Malone’s journey to the major leagues took a circuitous route. After a year as an assistant football coach at Rochester, he had several year-long stints with college football teams—at Princeton University, back to Rochester, down to Albright College in Reading, Pa.—before he was reunited with former Rochester football coach Ray Tellier at Columbia University.

There, he was an assistant football coach under Tellier while earning his master’s degree in applied physiology. By 1996, he was Columbia’s head strength coach. But by the next spring, he began his climb up the ladder in the professional baseball world. He was a strength coach in the minor league systems of the Cleveland Indians and Kansas City Royals before getting his big break in 2002 when the New York Mets hired him as strength coach for their $100 million payroll. But the team did poorly that year, and he was let go, along with much of the team’s staff.

“In professional sports, ownership can be fickle,” he says. “They fired everybody and started all over again.”

He went back to the Cleveland Indians minor-league system for three years before getting the call in 2006 to join the Padres. He began his third season in San Diego this spring.

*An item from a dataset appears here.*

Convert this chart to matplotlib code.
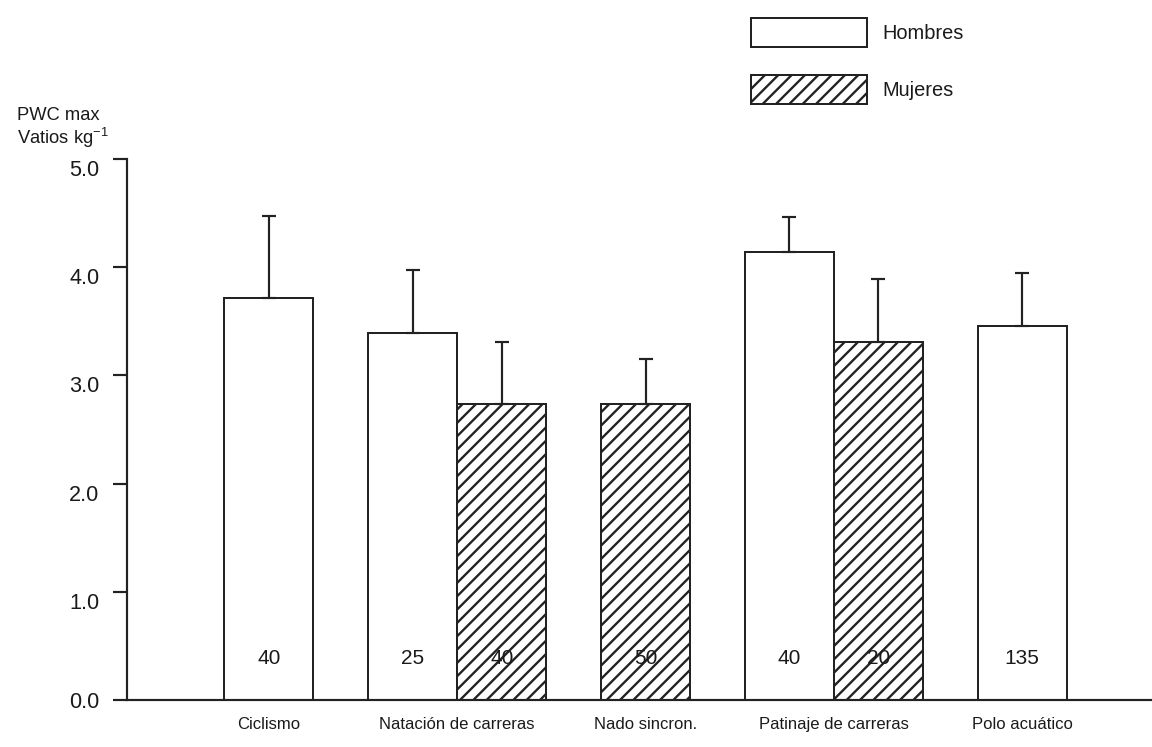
import numpy as np
import matplotlib
matplotlib.use("Agg")
from matplotlib import pyplot as plt
from matplotlib.transforms import ScaledTranslation

plt.rcParams['font.family'] = ['Liberation Sans', 'DejaVu Sans']
plt.rcParams['hatch.linewidth'] = 1.4

deportes = ['Ciclismo', 'Natación de carreras', 'Nado sincron.',
            'Patinaje de carreras', 'Polo acuático']
# PWC max (W/kg); None where there is no group
hombres = [3.72, 3.39, None, 4.14, 3.46]
hombres_sd = [0.75, 0.58, None, 0.32, 0.49]
mujeres = [None, 2.74, 2.74, 3.31, None]
mujeres_sd = [None, 0.57, 0.41, 0.58, None]
n_hombres = ['40', '25', None, '40', '135']
n_mujeres = [None, '40', '50', '20', None]
yticks = [0.0, 1.0, 2.0, 3.0, 4.0, 5.0]

fig = plt.figure(figsize=(9.6, 6.225), dpi=120)
ax = fig.add_axes([0.1102, 0.0630, 0.8898, 0.7241])

w = 0.473
x = np.arange(len(deportes))

def draw(vals, sds, ns, side, hatch, label):
    first = True
    for i in range(len(vals)):
        if vals[i] is None:
            continue
        pair = hombres[i] is not None and mujeres[i] is not None
        xc = x[i] + (side * w / 2 if pair else 0)
        ax.bar(xc, vals[i], w, color='white', edgecolor='#222222',
               linewidth=1.2, hatch=hatch, label=label if first else None,
               zorder=2)
        first = False
        ax.errorbar(xc, vals[i], yerr=[[0], [sds[i]]], fmt='none',
                    ecolor='#222222', elinewidth=1.3, capsize=4, capthick=1.3,
                    zorder=3)
        ax.text(xc, 0.38, ns[i], ha='center', va='center', fontsize=12.5,
                color='#1a1a1a', zorder=4)

draw(hombres, hombres_sd, n_hombres, -1, None, 'Hombres')
draw(mujeres, mujeres_sd, n_mujeres, 1, '///', 'Mujeres')

ax.set_xlim(-0.754, 4.69)
ax.set_ylim(0, 5)
ax.set_yticks(yticks)
ax.set_yticklabels(['%.1f' % t for t in yticks], fontsize=13, color='#1a1a1a')
ax.set_xticks(x)
ax.set_xticklabels(deportes, fontsize=10)
ax.tick_params(axis='x', length=0, pad=10, colors='#1a1a1a')
ax.tick_params(axis='y', length=8.5, width=1.3, pad=8, direction='out',
               colors='#222222')
for lab in ax.get_yticklabels():
    lab.set_color('#1a1a1a')

for lab in ax.get_yticklabels()[1:]:
    lab.set_transform(lab.get_transform() +
                      ScaledTranslation(0, -9 / 120, fig.dpi_scale_trans))

for s in ['top', 'right']:
    ax.spines[s].set_visible(False)
for s in ['left', 'bottom']:
    ax.spines[s].set_linewidth(1.3)
    ax.spines[s].set_color('#222222')

fig.text(0.0148, 1 - 115 / 747, 'PWC max', fontsize=11, va='center',
         color='#1a1a1a')
fig.text(0.0148, 1 - 138 / 747, 'Vatios kg$^{\\mathregular{-1}}$', fontsize=11,
         va='center', color='#1a1a1a')

ax.legend(loc='upper left', bbox_to_anchor=(751 / 1152, 1 - 18 / 747),
          bbox_transform=fig.transFigure, frameon=False, fontsize=12,
          handlelength=5.8, handleheight=1.85, labelspacing=1.4,
          handletextpad=0.75, borderpad=0, borderaxespad=0,
          labelcolor='#1a1a1a')

fig.savefig('out.png', dpi=120)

While in high school and college, Malone competed in weightlifting competitions. Though he hasn’t competed in a decade, he still works out. At 6 feet tall and 255 pounds, with a shaved head and goatee, he looks more like a professional wrestler than a baseball player. But he keeps in shape: Last year, he bench pressed 500 pounds.

He runs with the players as well, opting to keep pace with two of the Padres’ future Hall of Famers—reliever Trevor Hoffman and pitcher Greg Maddux, who are both about his age.

“I like to run with the old guys,” says Malone. “They tend to be a bit more forgiving.”

David McKay Wilson is a New York–based freelance writer.